Claim under section 91R(3) of the Migration Act
This claim is not contained in either of the original or amended applications. However, the applicant made reference to the issue in oral submissions during the hearing. The applicant raised the fact that the Tribunal had failed to take into account his practise of Falun Gong in Australia. The only evidence before the Court are the applicant’s claims at the Tribunal hearing:
When asked whether he practiced Falun Gong he stated that he did so occasionally. He practiced in Campsie in a park close to the railway station. He practiced on Saturdays and some Sundays with other Chinese practitioners. When asked whether Falun Gong was important to him he stated that he believed so. (CB 61.5)
The applicant’s claim is contrary to the Tribunal’s findings:
The Tribunal finds that the applicant is not and never was a Falun Gong practitioner. The Tribunal is also satisfied that the applicant has not been perceived to be a Falun Gong practitioner by the leaders at the factory, his work colleagues at the factory or the Chinese authority and is unlikely to be so perceived if he returns to China. (CB 67.7)

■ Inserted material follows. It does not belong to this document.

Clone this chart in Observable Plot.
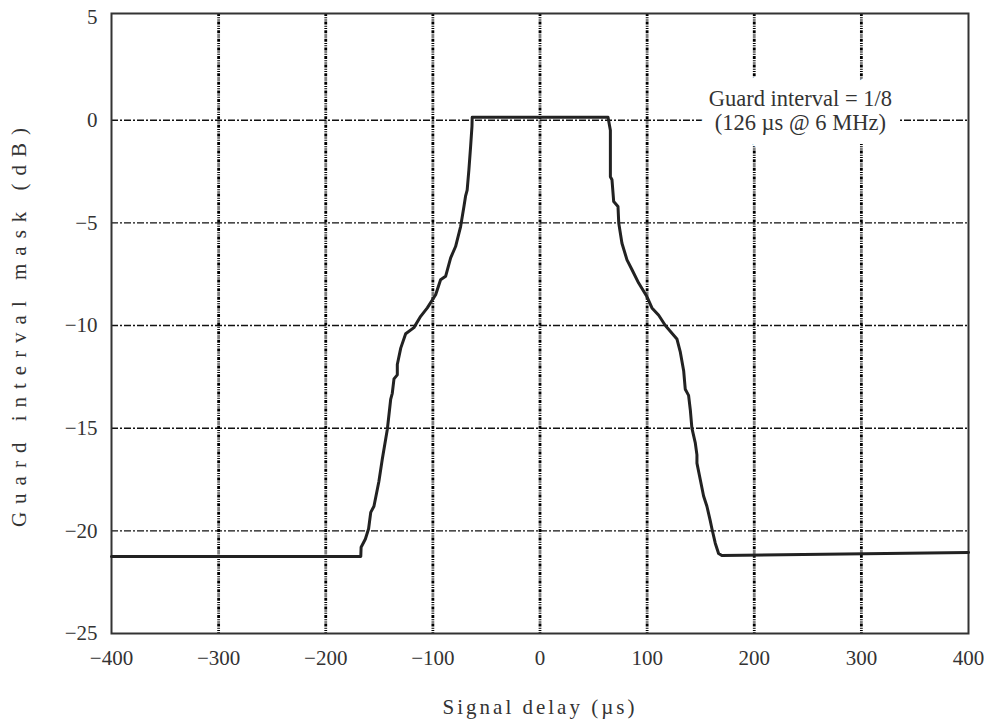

I am satisfied that the Tribunal found that the applicant was not then or had ever been or involved in Falun Gong. Section 91R(3) does not arise and this ground should be dismissed.
Conclusion
The applicant in these proceedings is a self-represented litigant appearing with the assistance of a Mandarin interpreter. The Court recognises the difficulty faced by an applicant who does not speak the language and is unfamiliar with the operation of the legal system. He was offered but declined the opportunity to participate in the Court sponsored advice scheme. The applicant did partially comply with orders made at the first Court date when a timetable for this matter was set down. However, he did not file any written submissions or affidavit evidence in support of his application. The applicant did prepare brief notes in Chinese which were conveyed to the Court via the interpreter service but these essentially repeated the issues set out in his applications along with broad general claims that the Tribunal did not consider his matter.

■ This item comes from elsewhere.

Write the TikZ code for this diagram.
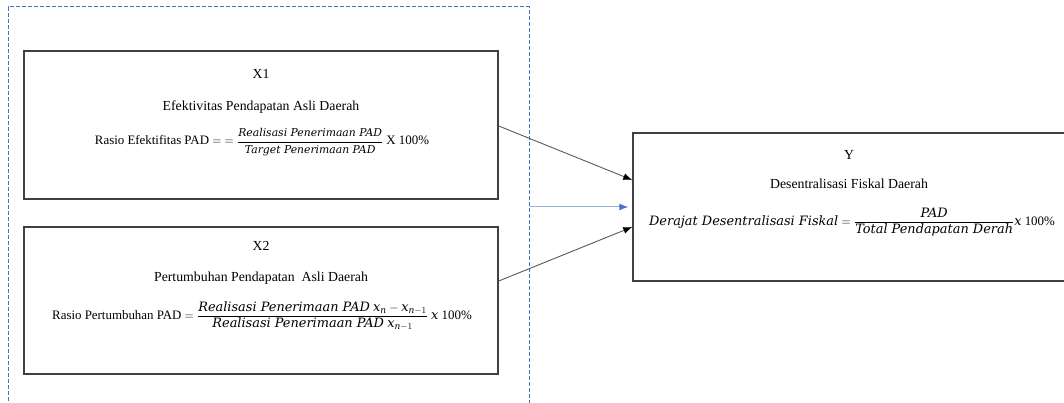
\documentclass[tikz,border=0pt]{standalone}
\usepackage{fontspec}
\setmainfont{Liberation Serif}
\newfontfamily\rumusfont{DejaVu Serif}
\usepackage{amsmath}
\usepackage{xcolor}
\usetikzlibrary{
    arrows.meta,
    calc,
    positioning
}
\definecolor{frameblue}{HTML}{4472C4}
\newcommand{\kata}[1]{\text{\rumusfont\itshape #1}}
\newcommand{\katakecil}[1]{\text{\fontsize{10.8}{12}\rumusfont\itshape #1}}

\begin{document}
\begin{tikzpicture}[x=1pt, y=-1pt,
        box/.style={draw=black!75, line width=1.5pt, inner sep=0pt},
        label/.style={font=\fontsize{13.8}{16}\selectfont, inner sep=0pt},
        rumus/.style={font=\fontsize{12.9}{15}\selectfont, inner sep=0pt},
        link/.style={draw=black!65, line width=0.9pt, -{Latex[length=9pt,width=7pt,black]}},
        hint/.style={draw=frameblue!55, line width=1pt, -{Latex[length=9pt,width=7pt,frameblue]}}]
                                \useasboundingbox (0, 0) rectangle (1064, 403);
                                \clip (0, 0) rectangle (1064, 403);
                                % dashed panel round the two variables
                                \node[draw=frameblue, line width=1pt, dash pattern=on 4pt off 2pt,
                                    minimum width=521pt, minimum height=440pt, inner sep=0pt]
                                    (panel) at (268.5, 227) {};
                                \node[box, minimum width=474pt, minimum height=148pt] (x1box) at (261, 125) {};
                                \node[box, minimum width=474pt, minimum height=147pt] (x2box) at (261, 300.5) {};
                                \node[box, minimum width=433pt, minimum height=148pt] (ybox) at (849.5, 207) {};
                                % X1
                                \node[label] (x1name) at (261, 74) {X1};
                                \node[label] (x1title) at (261, 107) {Efektivitas Pendapatan Asli Daerah};
                                \node[rumus] (x1rumus) at (262, 142)
                                    {Rasio Efektifitas PAD $=\ = \dfrac{\katakecil{Realisasi Penerimaan PAD}}{\katakecil{Target Penerimaan PAD}}$ X 100\%};
                                % X2
                                \node[label] (x2name) at (261, 246) {X2};
                                \node[label] (x2title) at (261, 278) {Pertumbuhan Pendapatan\ \ Asli Daerah};
                                \node[rumus] (x2rumus) at (262, 316)
                                    {Rasio Pertumbuhan PAD $= \dfrac{\kata{Realisasi Penerimaan PAD}\ \kata{x}_{\kata{n}} - \kata{x}_{\kata{n}-1}}{\kata{Realisasi Penerimaan PAD}\ \kata{x}_{\kata{n}-1}}\ \kata{x}$ 100\%};
                                % Y
                                \node[label] (yname) at (849, 155) {Y};
                                \node[label] (ytitle) at (849, 184) {Desentralisasi Fiskal Daerah};
                                \node[rumus] (yrumus) at (852, 222)
                                    {$\kata{Derajat Desentralisasi Fiskal} = \dfrac{\kata{PAD}}{\kata{Total Pendapatan Derah}}\kata{x}$ 100\%};
                                % connectors
                                \draw[link] ([yshift=-1]x1box.east) -- ([yshift=27]ybox.west);
                                \draw[link] ([yshift=19.5]x2box.east) -- ([yshift=-20]ybox.west);
                                \draw[hint] (panel.east |- ybox.west) -- ([xshift=-4]ybox.west);
                            \end{tikzpicture}
\end{document}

Ms Nolan assisted with written and oral submissions in response to the issues raised in both applications and the applicant’s oral submissions. I am satisfied the claims raised have been satisfactorily addressed and that no jurisdictional error arises from them. I have independently reviewed the Court Book and the Tribunal decision. It is not apparent that any jurisdictional error is contained in the Tribunal’s reasoning and consequently the application should be dismissed with costs.
I certify that the preceding thirty-five (35) paragraphs are a true copy of the reasons for judgment of Lloyd-Jones FM.